Le licenciement de salariés ayant critiqué leur entreprise sur Facebook, validé vendredi par les prud'hommes, illustre le manque de vigilance des internautes qui sous-estiment le caractère public des réseaux sociaux, estiment des experts.

«Facebook ni aucun des réseaux sociaux n'est votre salon, ce ne sont pas des espaces privés au sein desquels vous pouvez tenir n'importe quel propos sans peur des conséquences», a commenté l'avocate Diane Mullenex, à la suite de l'annonce de la décision du conseil des prud'hommes de Boulogne-Billancourt.

 

Fin 2008, depuis son domicile, un salarié d'Alten, s'estimant mal considéré par sa direction, avait ironisé sur sa page personnelle Facebook, en disant faire partie d'un «club des néfastes». Ce à quoi deux autres employés avaient répondu : «bienvenue au club».

Cette page avait été rendue accessible aux «amis des amis», dont l'un d'entre eux, également salarié d'Alten, avait informé la direction de ces échanges.

Trois salariés ont été licenciés pour «faute grave», leurs propos ayant été considéré comme un« dénigrement de l'entreprise» et une «incitation à la rébellion».

Le Code du travail donne le droit au salarié de critiquer son employeur (en interne comme à l'extérieur) mais il le soumet aussi à une obligation de loyauté vis-à-vis de son entreprise, ce qui exclut le dénigrement, la diffamation, la caricature, etc.

«En mettant un message de cette nature à des amis sur un réseau social, je ne peux exclure que l'un d'entre eux transfère ce message», indique Me Christiane Feral-Schuhl, auteur de l'ouvrage «Le droit à l'épreuve de l'internet».

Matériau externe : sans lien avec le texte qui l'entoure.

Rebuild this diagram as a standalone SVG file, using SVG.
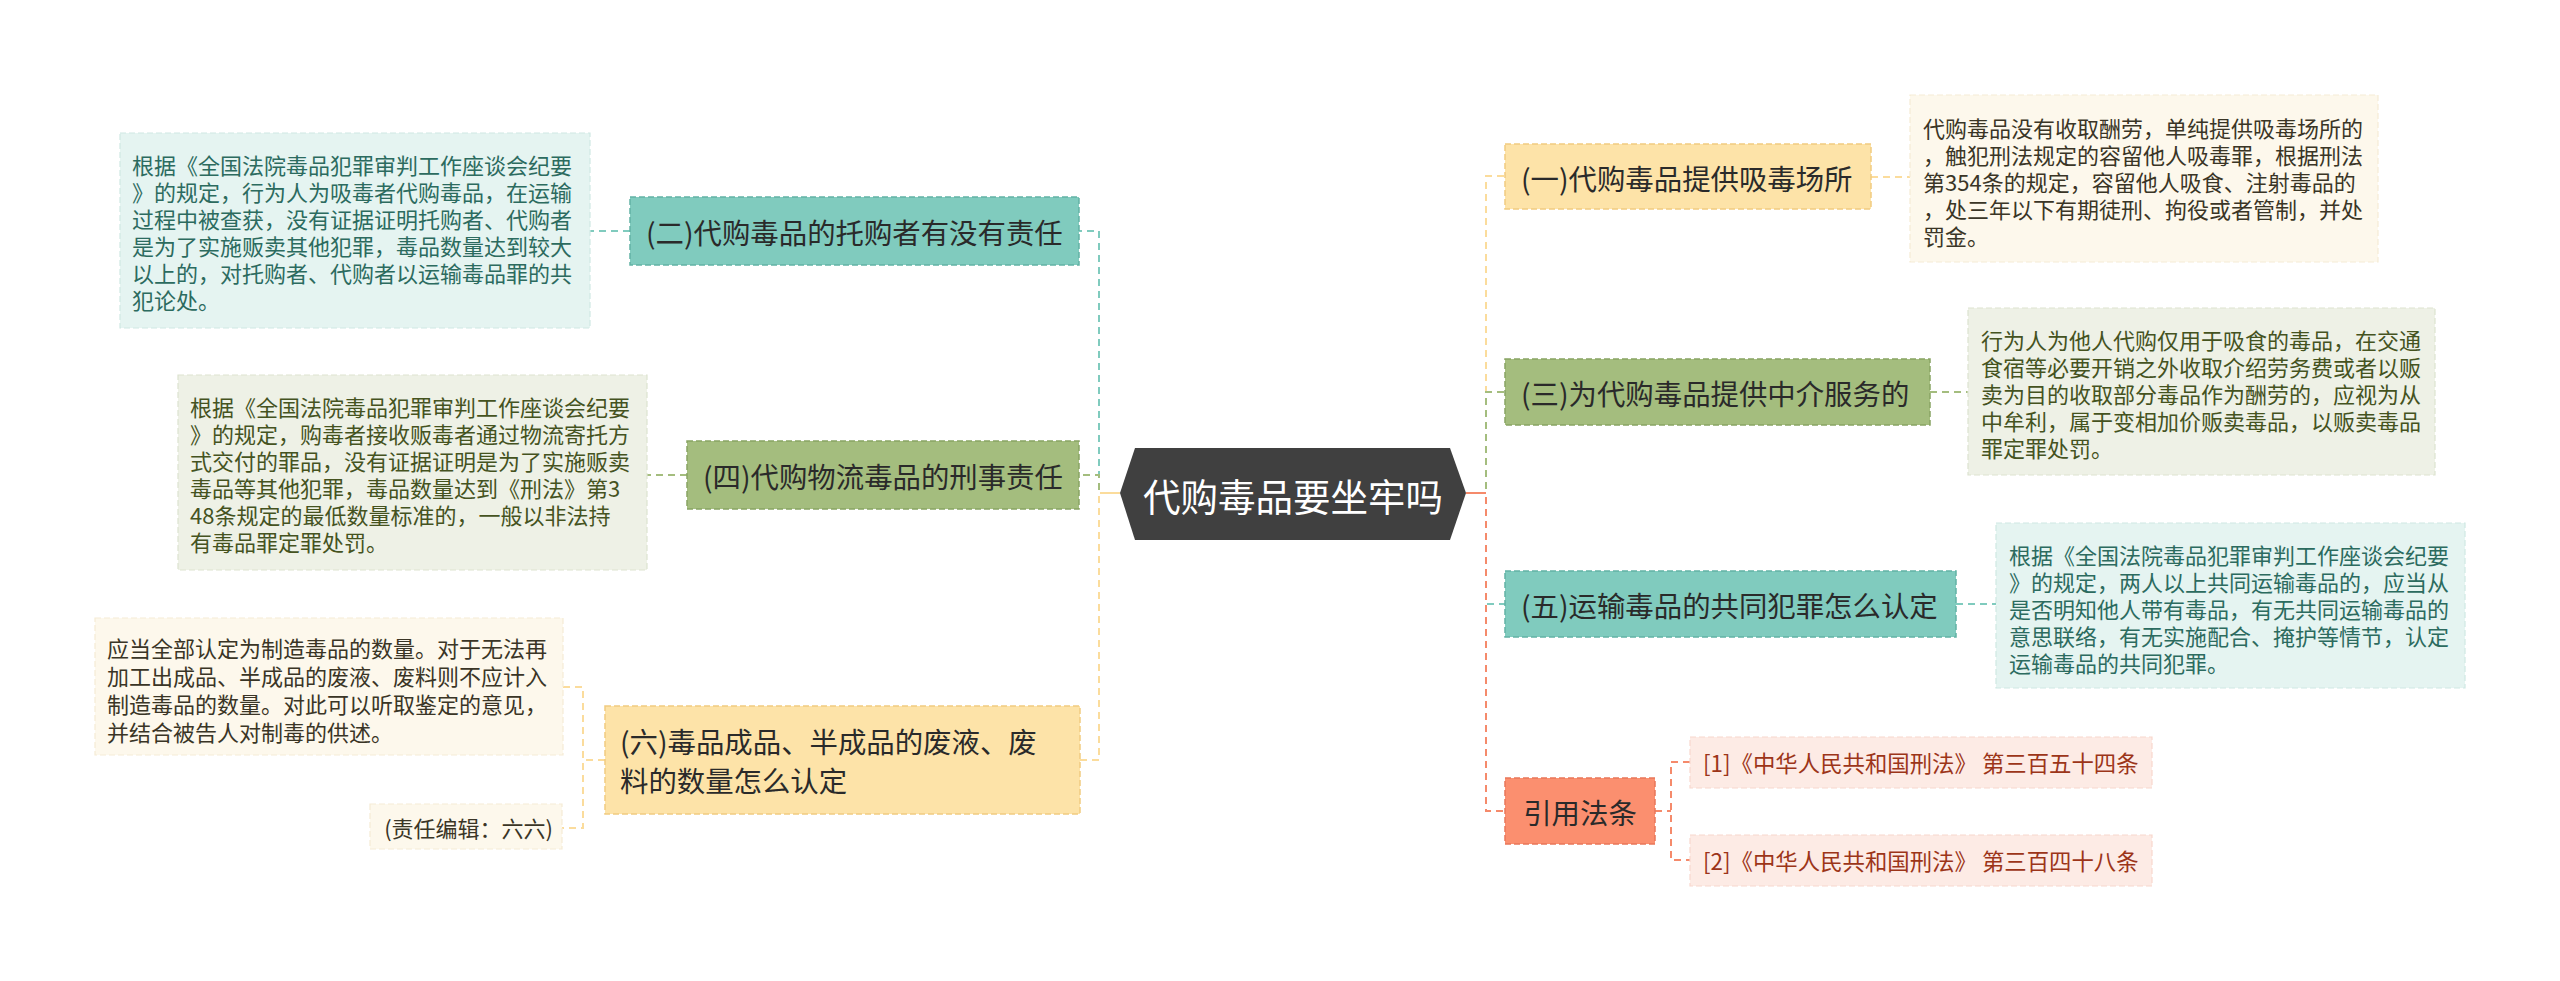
<svg xmlns="http://www.w3.org/2000/svg" width="2560" height="981" viewBox="0 0 2560 981">
<style>
text{font-family:"Noto Sans CJK SC","Noto Sans",sans-serif;dominant-baseline:central}
.topic{font-size:28.4px;fill:#2a2a2a}
.leaf{font-size:22px}
.law{font-size:22.4px}
.c{fill:none;stroke-width:2;stroke-dasharray:7 5}
.teal{fill:#80cbbe;stroke:#62b3a5;stroke-width:1.5;stroke-dasharray:6 3}
.green{fill:#a4bd7e;stroke:#88a463;stroke-width:1.5;stroke-dasharray:6 3}
.yellow{fill:#fde3a8;stroke:#f1cb80;stroke-width:1.5;stroke-dasharray:6 3}
.salmon{fill:#fb8f6f;stroke:#e9775a;stroke-width:1.5;stroke-dasharray:6 3}
.lteal{fill:#e5f4f1;stroke:#cfe8e3;stroke-width:1.2;stroke-dasharray:6 3}
.lgreen{fill:#eef1e6;stroke:#dde3d0;stroke-width:1.2;stroke-dasharray:6 3}
.lyellow{fill:#fdf8ec;stroke:#f5ecd5;stroke-width:1.2;stroke-dasharray:6 3}
.lsalmon{fill:#fdebe5;stroke:#f8d8cd;stroke-width:1.2;stroke-dasharray:6 3}
.tteal{fill:#2c6b5f}
.tgreen{fill:#45531f}
.tyellow{fill:#3a3526}
.tsalmon{fill:#9c3519}
</style>
<rect width="2560" height="981" fill="#ffffff"/>
<g id="connectors">
  <path class="c" stroke="#80cbbe" d="M1120,493 H1099 V231 H1079"/>
  <path class="c" stroke="#a4bd7e" d="M1120,493 H1099 V475 H1079"/>
  <path class="c" stroke="#fbdc9c" d="M1120,493 H1099 V760 H1080"/>
  <path d="M1120,493 H1100" stroke="#fbdc9c" stroke-width="2"/>
  <path class="c" stroke="#80cbbe" d="M630,231 H590"/>
  <path class="c" stroke="#a4bd7e" d="M687,475 H647"/>
  <path class="c" stroke="#fbdc9c" d="M605,760 H583 M563,687 H583 V828 H562"/>
  <path class="c" stroke="#fbdc9c" d="M1466,493 H1486 V176 H1505"/>
  <path class="c" stroke="#80cbbe" d="M1466,493 H1486 V604 H1505"/>
  <path class="c" stroke="#a4bd7e" d="M1466,493 H1486 V392 H1505"/>
  <path class="c" stroke="#f58a6b" d="M1466,493 H1486 V811 H1505"/>
  <path d="M1466,493 H1486" stroke="#f58a6b" stroke-width="2"/>
  <path class="c" stroke="#fbdc9c" d="M1871,177 H1910"/>
  <path class="c" stroke="#a4bd7e" d="M1930,392 H1968"/>
  <path class="c" stroke="#80cbbe" d="M1956,604 H1996"/>
  <path class="c" stroke="#f58a6b" d="M1655,811 H1671 M1690,762 H1671 V860 H1690"/>
</g>
<g id="center">
  <polygon points="1120,493 1135,448 1450,448 1466,493 1450,540 1135,540" fill="#404040"/>
  <text x="1293" y="494" font-size="37.5" fill="#ffffff" text-anchor="middle">代购毒品要坐牢吗</text>
</g>
<g id="n2">
  <rect class="teal" x="630" y="197" width="449" height="68"/>
  <text class="topic" x="646" y="231">(二)代购毒品的托购者有没有责任</text>
</g>
<g id="n2-leaf">
  <rect class="lteal" x="120" y="133" width="470" height="195"/>
  <text class="leaf tteal"><tspan x="132" y="164">根据《全国法院毒品犯罪审判工作座谈会纪要</tspan><tspan x="132" y="191">》的规定，行为人为吸毒者代购毒品，在运输</tspan><tspan x="132" y="218">过程中被查获，没有证据证明托购者、代购者</tspan><tspan x="132" y="245">是为了实施贩卖其他犯罪，毒品数量达到较大</tspan><tspan x="132" y="272">以上的，对托购者、代购者以运输毒品罪的共</tspan><tspan x="132" y="299">犯论处。</tspan></text>
</g>
<g id="n4">
  <rect class="green" x="687" y="441" width="392" height="68"/>
  <text class="topic" x="703" y="475">(四)代购物流毒品的刑事责任</text>
</g>
<g id="n4-leaf">
  <rect class="lgreen" x="178" y="375" width="469" height="195"/>
  <text class="leaf tgreen"><tspan x="190" y="406">根据《全国法院毒品犯罪审判工作座谈会纪要</tspan><tspan x="190" y="433">》的规定，购毒者接收贩毒者通过物流寄托方</tspan><tspan x="190" y="460">式交付的罪品，没有证据证明是为了实施贩卖</tspan><tspan x="190" y="487">毒品等其他犯罪，毒品数量达到《刑法》第3</tspan><tspan x="190" y="514">48条规定的最低数量标准的，一般以非法持</tspan><tspan x="190" y="541">有毒品罪定罪处罚。</tspan></text>
</g>
<g id="n6">
  <rect class="yellow" x="605" y="706" width="475" height="108"/>
  <text class="topic"><tspan x="620" y="740">(六)毒品成品、半成品的废液、废</tspan><tspan x="620" y="779">料的数量怎么认定</tspan></text>
</g>
<g id="n6-leaf1">
  <rect class="lyellow" x="95" y="618" width="468" height="137"/>
  <text class="leaf tyellow"><tspan x="107" y="647">应当全部认定为制造毒品的数量。对于无法再</tspan><tspan x="107" y="675">加工出成品、半成品的废液、废料则不应计入</tspan><tspan x="107" y="703">制造毒品的数量。对此可以听取鉴定的意见，</tspan><tspan x="107" y="731">并结合被告人对制毒的供述。</tspan></text>
</g>
<g id="n6-leaf2">
  <rect class="lyellow" x="370" y="804" width="192" height="45"/>
  <text class="leaf tyellow" x="553" y="827" text-anchor="end">(责任编辑：六六)</text>
</g>
<g id="n1">
  <rect class="yellow" x="1505" y="144" width="366" height="65"/>
  <text class="topic" x="1521" y="177">(一)代购毒品提供吸毒场所</text>
</g>
<g id="n1-leaf">
  <rect class="lyellow" x="1910" y="95" width="468" height="167"/>
  <text class="leaf tyellow"><tspan x="1923" y="127">代购毒品没有收取酬劳，单纯提供吸毒场所的</tspan><tspan x="1923" y="154">，触犯刑法规定的容留他人吸毒罪，根据刑法</tspan><tspan x="1923" y="181">第354条的规定，容留他人吸食、注射毒品的</tspan><tspan x="1923" y="208">，处三年以下有期徒刑、拘役或者管制，并处</tspan><tspan x="1923" y="235">罚金。</tspan></text>
</g>
<g id="n3">
  <rect class="green" x="1505" y="359" width="425" height="66"/>
  <text class="topic" x="1521" y="392">(三)为代购毒品提供中介服务的</text>
</g>
<g id="n3-leaf">
  <rect class="lgreen" x="1968" y="308" width="467" height="167"/>
  <text class="leaf tgreen"><tspan x="1981" y="339">行为人为他人代购仅用于吸食的毒品，在交通</tspan><tspan x="1981" y="366">食宿等必要开销之外收取介绍劳务费或者以贩</tspan><tspan x="1981" y="393">卖为目的收取部分毒品作为酬劳的，应视为从</tspan><tspan x="1981" y="420">中牟利，属于变相加价贩卖毒品，以贩卖毒品</tspan><tspan x="1981" y="447">罪定罪处罚。</tspan></text>
</g>
<g id="n5">
  <rect class="teal" x="1505" y="571" width="451" height="66"/>
  <text class="topic" x="1521" y="604">(五)运输毒品的共同犯罪怎么认定</text>
</g>
<g id="n5-leaf">
  <rect class="lteal" x="1996" y="523" width="469" height="165"/>
  <text class="leaf tteal"><tspan x="2009" y="554">根据《全国法院毒品犯罪审判工作座谈会纪要</tspan><tspan x="2009" y="581">》的规定，两人以上共同运输毒品的，应当从</tspan><tspan x="2009" y="608">是否明知他人带有毒品，有无共同运输毒品的</tspan><tspan x="2009" y="635">意思联络，有无实施配合、掩护等情节，认定</tspan><tspan x="2009" y="662">运输毒品的共同犯罪。</tspan></text>
</g>
<g id="n-law">
  <rect class="salmon" x="1505" y="778" width="150" height="66"/>
  <text class="topic" x="1580" y="811" text-anchor="middle">引用法条</text>
</g>
<g id="law1">
  <rect class="lsalmon" x="1690" y="737" width="462" height="51"/>
  <text class="law tsalmon" x="1703" y="762">[1]《中华人民共和国刑法》 第三百五十四条</text>
</g>
<g id="law2">
  <rect class="lsalmon" x="1690" y="835" width="462" height="51"/>
  <text class="law tsalmon" x="1703" y="860">[2]《中华人民共和国刑法》 第三百四十八条</text>
</g>
</svg>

«Le problème, c'est que les gens n'ont pas la conscience qu'ils ne sont pas sur un espace privé au sens confidentiel et protégé qu'ils peuvent avoir en tête», poursuit l'avocate car «une fois que c'est publié, on ne maîtrise pas ce qui se passe derrière, alors salariés ou pas, il faut être vigilant».

À la Commission nationale de l'informatique et des libertés (Cnil), l'analyse est la même.

Pour son président Alex Türk, «il n'y a pas encore eu la prise de conscience collective nécessaire». «Les gens ne se rendent pas compte que c'est une situation systématiquement piégeuse, car d'un côté, il y a le sentiment d'être entre amis, dans un réseau fermé et d'un autre coté, il y a le droit pur et dur qui s'applique», poursuit le responsable de la Cnil.

Au sujet du licenciement des trois salariés de la société Alten, M. Türk n'y voit pas une nouvelle jurisprudence. «Qu'un salarié qui a des propos injurieux ou dénigrants sur une entreprise puisse se voir mis en question, juridiquement ce n'est pas une nouveauté», dit-il en se pressant d'ajouter: «ce qui l'est, c'est que sur Facebook, on a aucune garantie de maîtriser la confidentialité des données».

"Et il faut en tirer les conséquences", tonne le président de la Cnil qui entend bien, malgré la pression des nouvelles technologies, se battre pour "éviter que la société domine notre vie privée".

Dans le contexte de l'entreprise, Diane Mullenex estime que «finalement seuls les courriers électroniques, correctement identifiés comme personnels, peuvent aujourd'hui être considérés comme relevant de la sphère privée des salariés».

En effet, l'employeur ne pourra pas avoir accès à des messages étiquetés «personnels», contrairement à tous les autres courriels envoyés et reçus sur son poste de travail.

Et tant que l'utilisation de sa messagerie à des fins non professionnelles reste «raisonnable», qu'elle n'affecte pas la sécurité des réseaux ou la productivité de l'entreprise, la Cnil estime qu'elle doit être «tolérée».